**Your objective**
Every line below that holds the string "with" should be copied out.

**Entries taken from a collection**

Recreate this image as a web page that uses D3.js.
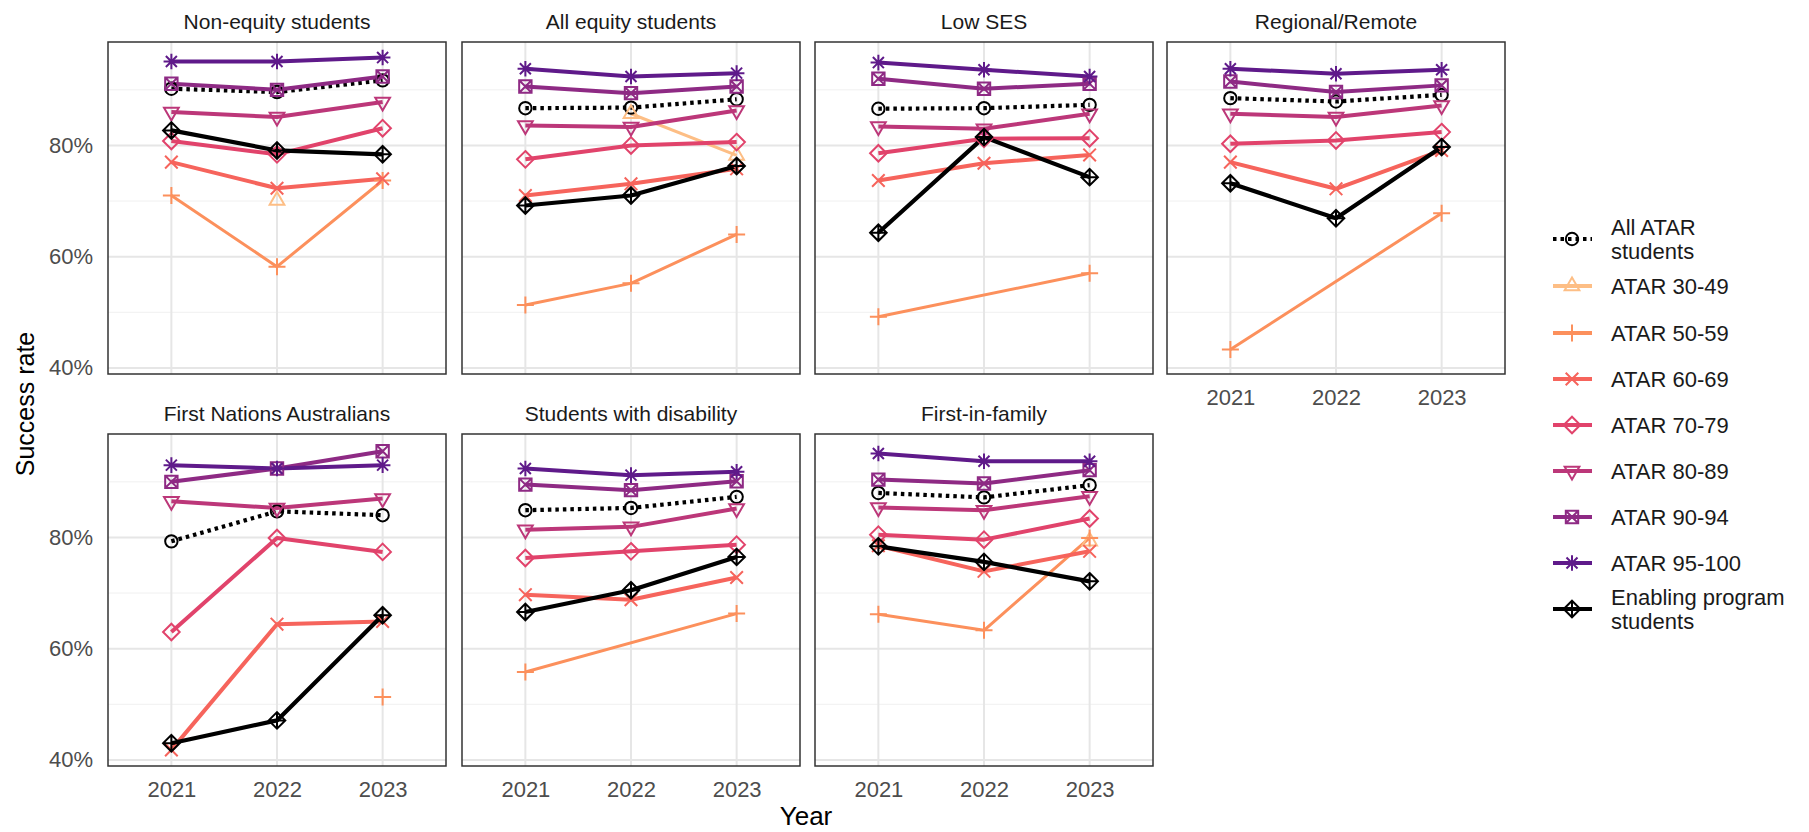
<!DOCTYPE html>
<html><head><meta charset="utf-8">
<script src="https://cdn.jsdelivr.net/npm/d3@7"></script>
<style>
body{margin:0;background:#fff;}
text{font-family:"Liberation Sans",Arial,Helvetica,sans-serif;}
</style>
</head><body>
<svg id="chart" width="1809" height="832"></svg>
<script>
// ---------------- DATA ----------------
const years = ["2021", "2022", "2023"];
const panelTitles = ["Non-equity students", "All equity students", "Low SES", "Regional/Remote",
  "First Nations Australians", "Students with disability", "First-in-family"];
const seriesNames = ["All ATAR students", "ATAR 30-49", "ATAR 50-59", "ATAR 60-69", "ATAR 70-79",
  "ATAR 80-89", "ATAR 90-94", "ATAR 95-100", "Enabling program students"];
const yTickValues = [40, 60, 80];
const yMinorValues = [50, 70, 90];

// rows = panels (same order as panelTitles), columns = years
const allAtar = [[90.2, 89.6, 91.7], [86.7, 86.8, 88.3], [86.6, 86.7, 87.3], [88.5, 87.9, 89.1],
  [79.3, 84.7, 84.0], [84.9, 85.3, 87.3], [88.0, 87.2, 89.4]];
const atar3049 = [[null, 70.1, null], [null, 85.7, 78.2], [null, null, null], [null, null, null],
  [null, null, null], [null, null, null], [null, null, 79.3]];
const atar5059 = [[71.0, 58.2, 73.7], [51.3, 55.2, 64.0], [49.2, null, 57.0], [43.3, null, 67.8],
  [null, null, 51.3], [55.8, null, 66.3], [66.2, 63.3, 79.9]];
const atar6069 = [[77.0, 72.3, 74.0], [71.0, 73.1, 75.8], [73.7, 76.8, 78.3], [77.0, 72.2, 79.1],
  [41.8, 64.4, 64.9], [69.7, 68.8, 72.8], [78.5, 73.9, 77.5]];
const atar7079 = [[80.8, 78.4, 83.1], [77.5, 80.0, 80.6], [78.6, 81.2, 81.3], [80.3, 80.9, 82.4],
  [63.0, 79.9, 77.4], [76.3, 77.5, 78.7], [80.5, 79.6, 83.4]];
const atar8089 = [[86.0, 85.1, 87.8], [83.6, 83.3, 86.3], [83.4, 83.0, 85.7], [85.7, 85.1, 87.2],
  [86.5, 85.3, 87.0], [81.4, 81.9, 85.2], [85.4, 84.9, 87.4]];
const atar9094 = [[91.1, 90.0, 92.4], [90.6, 89.4, 90.6], [92.0, 90.2, 91.1], [91.5, 89.6, 90.8],
  [90.0, 92.4, 95.5], [89.5, 88.5, 90.1], [90.4, 89.7, 92.1]];
const atar95100 = [[95.1, 95.1, 95.8], [93.8, 92.4, 93.0], [94.9, 93.6, 92.4], [93.8, 92.9, 93.6],
  [93.0, 92.4, 93.0], [92.4, 91.2, 91.8], [95.1, 93.7, 93.7]];
const enabling = [[82.7, 79.1, 78.4], [69.2, 71.0, 76.3], [64.3, 81.5, 74.3], [73.2, 66.9, 79.7],
  [43.0, 47.1, 66.0], [66.6, 70.5, 76.5], [78.4, 75.6, 72.1]];

const seriesValues = [allAtar, atar3049, atar5059, atar6069, atar7079, atar8089, atar9094, atar95100, enabling];

// ---------------- STYLE ----------------
const seriesColors = ["#000000", "#FDBE85", "#FC905C", "#F6645C", "#E1436B", "#BC3779", "#8E2A84", "#5F1A8A", "#000000"];
const seriesShapes = ["circle", "triUp", "plus", "cross", "diamond", "triDown", "squareX", "asterisk", "diamondPlus"];
const seriesWidths = [4.2, 3, 3, 4, 4, 4, 4, 4, 4.2];
const seriesDash = [null, null, null, null, null, null, null, null, null];
seriesDash[0] = "3.5,4";

const svg = d3.select("#chart");
const panelW = 338, panelH = 332;
const colLefts = [108, 462, 815, 1167];
const rowTops = [42, 434];
const yDomain = [38.9, 98.6];

function shapePath(shape) {
  switch (shape) {
    case "circle": { const r = 6.2; return `M${-r},0A${r},${r} 0 1,0 ${r},0A${r},${r} 0 1,0 ${-r},0Z`; }
    case "triUp": { const R = 8.5; return `M0,${-R}L${R*0.866},${R/2}L${-R*0.866},${R/2}Z`; }
    case "triDown": { const R = 8.5; return `M0,${R}L${R*0.866},${-R/2}L${-R*0.866},${-R/2}Z`; }
    case "plus": { const r = 8.5; return `M${-r},0H${r}M0,${-r}V${r}`; }
    case "cross": { const r = 6.3; return `M${-r},${-r}L${r},${r}M${-r},${r}L${r},${-r}`; }
    case "diamond": { const r = 8.3; return `M0,${-r}L${r},0L0,${r}L${-r},0Z`; }
    case "squareX": { const r = 6.2; return `M${-r},${-r}H${r}V${r}H${-r}ZM${-r},${-r}L${r},${r}M${-r},${r}L${r},${-r}`; }
    case "asterisk": { const r = 7.8, d = r*0.707; return `M${-r},0H${r}M0,${-r}V${r}M${-d},${-d}L${d},${d}M${-d},${d}L${d},${-d}`; }
    case "diamondPlus": { const r = 8.3; return `M0,${-r}L${r},0L0,${r}L${-r},0ZM${-r},0H${r}M0,${-r}V${r}`; }
  }
}

const y = d3.scaleLinear().domain(yDomain);

panelTitles.forEach((title, p) => {
  const row = p < 4 ? 0 : 1;
  const col = p < 4 ? p : p - 4;
  const left = colLefts[col], top = rowTops[row];
  const x = d3.scalePoint().domain(years).range([0, panelW]).padding(0.6);
  const ys = y.copy().range([panelH, 0]);
  const g = svg.append("g").attr("transform", `translate(${left},${top})`);

  // grid
  g.selectAll("line.minor").data(yMinorValues).join("line")
    .attr("x1", 0).attr("x2", panelW).attr("y1", d => ys(d)).attr("y2", d => ys(d))
    .attr("stroke", "#f0f0f0").attr("stroke-width", 1);
  g.selectAll("line.major").data(yTickValues).join("line")
    .attr("x1", 0).attr("x2", panelW).attr("y1", d => ys(d)).attr("y2", d => ys(d))
    .attr("stroke", "#e6e6e6").attr("stroke-width", 2);
  g.selectAll("line.vgrid").data(years).join("line")
    .attr("x1", d => x(d)).attr("x2", d => x(d)).attr("y1", 0).attr("y2", panelH)
    .attr("stroke", "#e6e6e6").attr("stroke-width", 2);

  // lines
  seriesValues.forEach((vals, s) => {
    const pts = years.map((yr, i) => ({ yr, v: vals[p][i] })).filter(d => d.v !== null);
    if (pts.length > 1) {
      g.append("path").datum(pts)
        .attr("d", d3.line().x(d => x(d.yr)).y(d => ys(d.v)))
        .attr("fill", "none").attr("stroke", seriesColors[s])
        .attr("stroke-width", seriesWidths[s])
        .attr("stroke-dasharray", seriesDash[s])
        .attr("stroke-linejoin", "round");
    }
  });
  // points
  seriesValues.forEach((vals, s) => {
    const pts = years.map((yr, i) => ({ yr, v: vals[p][i] })).filter(d => d.v !== null);
    g.selectAll(null).data(pts).join("path")
      .attr("transform", d => `translate(${x(d.yr)},${ys(d.v)})`)
      .attr("d", shapePath(seriesShapes[s]))
      .attr("fill", "none").attr("stroke", seriesColors[s]).attr("stroke-width", 2);
  });

  // border
  g.append("rect").attr("x", 0).attr("y", 0).attr("width", panelW).attr("height", panelH)
    .attr("fill", "none").attr("stroke", "#333").attr("stroke-width", 1.5);

  // strip title
  g.append("text").attr("x", panelW / 2).attr("y", -13.5).attr("text-anchor", "middle")
    .attr("font-size", 21).attr("fill", "#1a1a1a").text(title);

  // y axis
  if (col === 0) {
    const ax = g.append("g").call(d3.axisLeft(ys).tickValues(yTickValues).tickSize(0).tickPadding(15)
      .tickFormat(d => d + "%"));
    ax.select(".domain").remove();
    ax.selectAll("text").attr("font-size", 22).attr("fill", "#4d4d4d")
      .attr("font-family", "'Liberation Sans',Arial,sans-serif");
  }
  // x axis
  if (row === 1 || col === 3) {
    const ax = g.append("g").attr("transform", `translate(0,${panelH})`)
      .call(d3.axisBottom(x).tickSize(0).tickPadding(15));
    ax.select(".domain").remove();
    ax.selectAll("text").attr("font-size", 22).attr("fill", "#4d4d4d")
      .attr("font-family", "'Liberation Sans',Arial,sans-serif");
  }
});

// axis titles
svg.append("text").attr("x", 806).attr("y", 825).attr("text-anchor", "middle")
  .attr("font-size", 26).attr("fill", "#000").text("Year");
svg.append("text").attr("transform", "translate(34,404) rotate(-90)").attr("text-anchor", "middle")
  .attr("font-size", 25).attr("fill", "#000").text("Success rate");

// legend
const legendYs = [239, 286, 333, 379, 425, 471, 517, 563, 609];
const legendLines = [["All ATAR", "students"], ["ATAR 30-49"], ["ATAR 50-59"], ["ATAR 60-69"], ["ATAR 70-79"],
  ["ATAR 80-89"], ["ATAR 90-94"], ["ATAR 95-100"], ["Enabling program", "students"]];
const lg = svg.append("g");
seriesNames.forEach((name, s) => {
  const cy = legendYs[s];
  const item = lg.append("g").attr("transform", `translate(1572,${cy})`);
  item.append("line").attr("x1", -19).attr("x2", 20).attr("y1", 0).attr("y2", 0)
    .attr("stroke", seriesColors[s]).attr("stroke-width", 4)
    .attr("stroke-dasharray", seriesDash[s]);
  item.append("path").attr("d", shapePath(seriesShapes[s])).attr("fill", "none")
    .attr("stroke", seriesColors[s]).attr("stroke-width", 2);
  const lines = legendLines[s];
  const t = lg.append("text").attr("x", 1611).attr("font-size", 22).attr("fill", "#1a1a1a");
  lines.forEach((ln, i) => {
    t.append("tspan").attr("x", 1611)
      .attr("y", cy + (i - (lines.length - 1) / 2) * 24)
      .attr("dy", "0.36em").text(ln);
  });
});
</script>
</body></html>
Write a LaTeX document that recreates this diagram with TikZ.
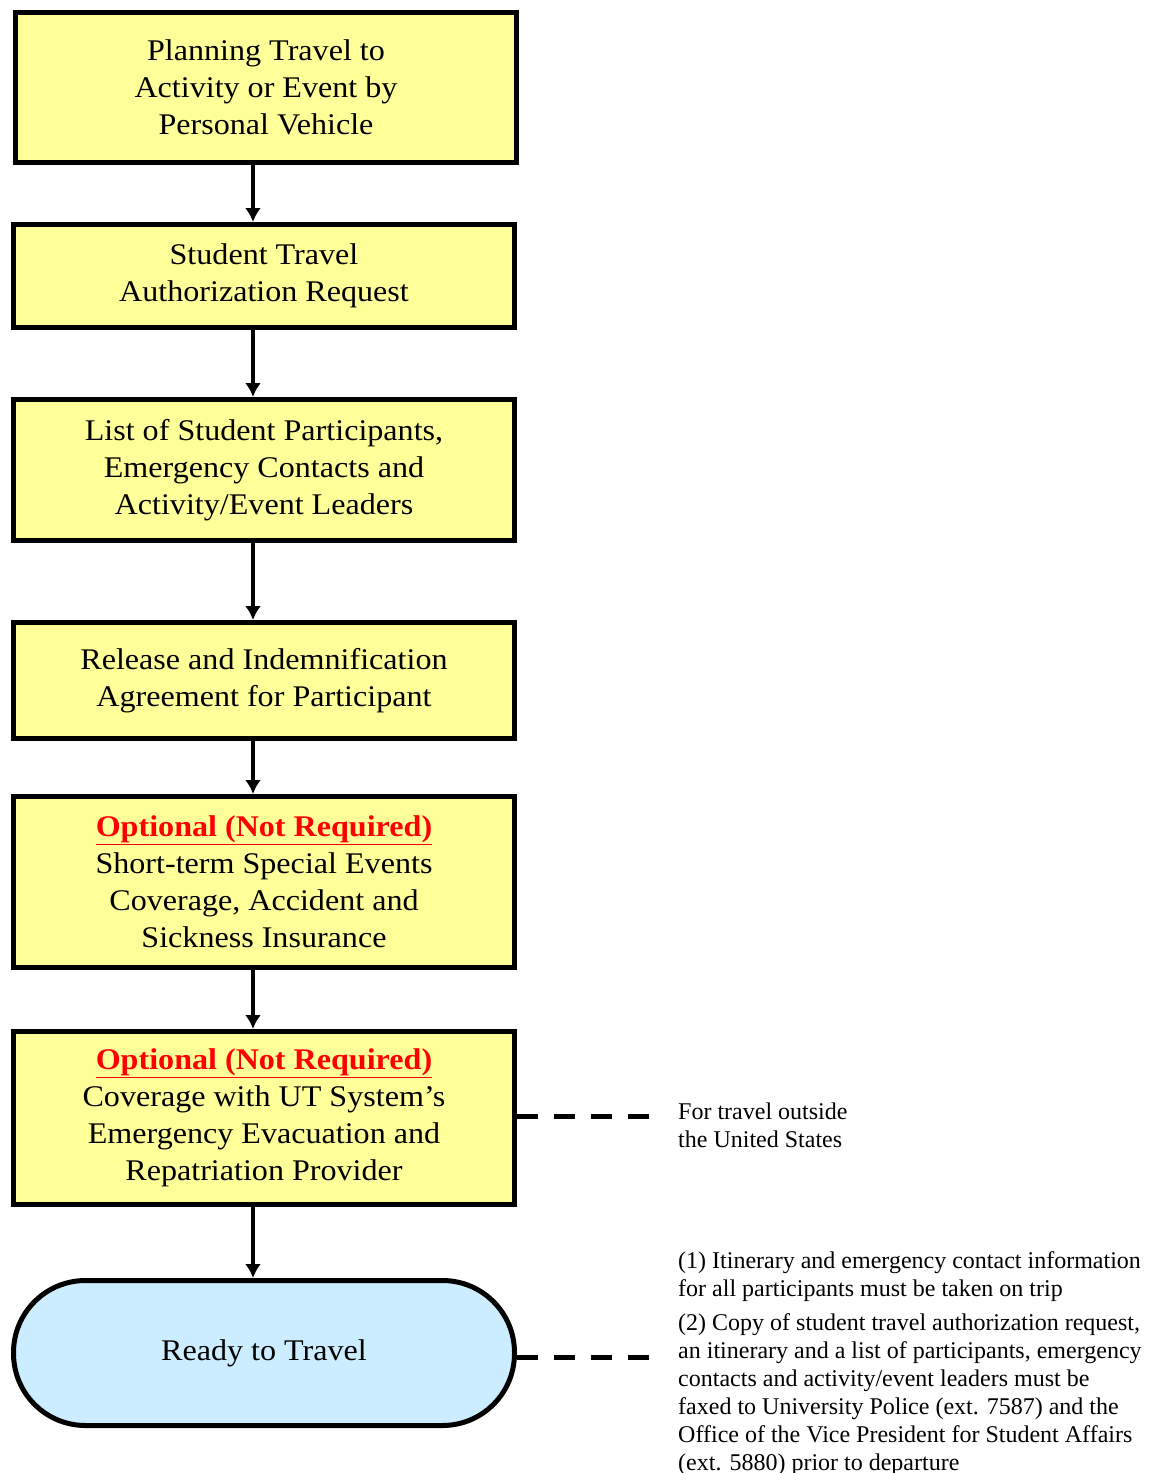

**Output for this task**
  "First Nations Australians", "Students with disability", "First-in-family"];
Write a LaTeX document that recreates this diagram with TikZ.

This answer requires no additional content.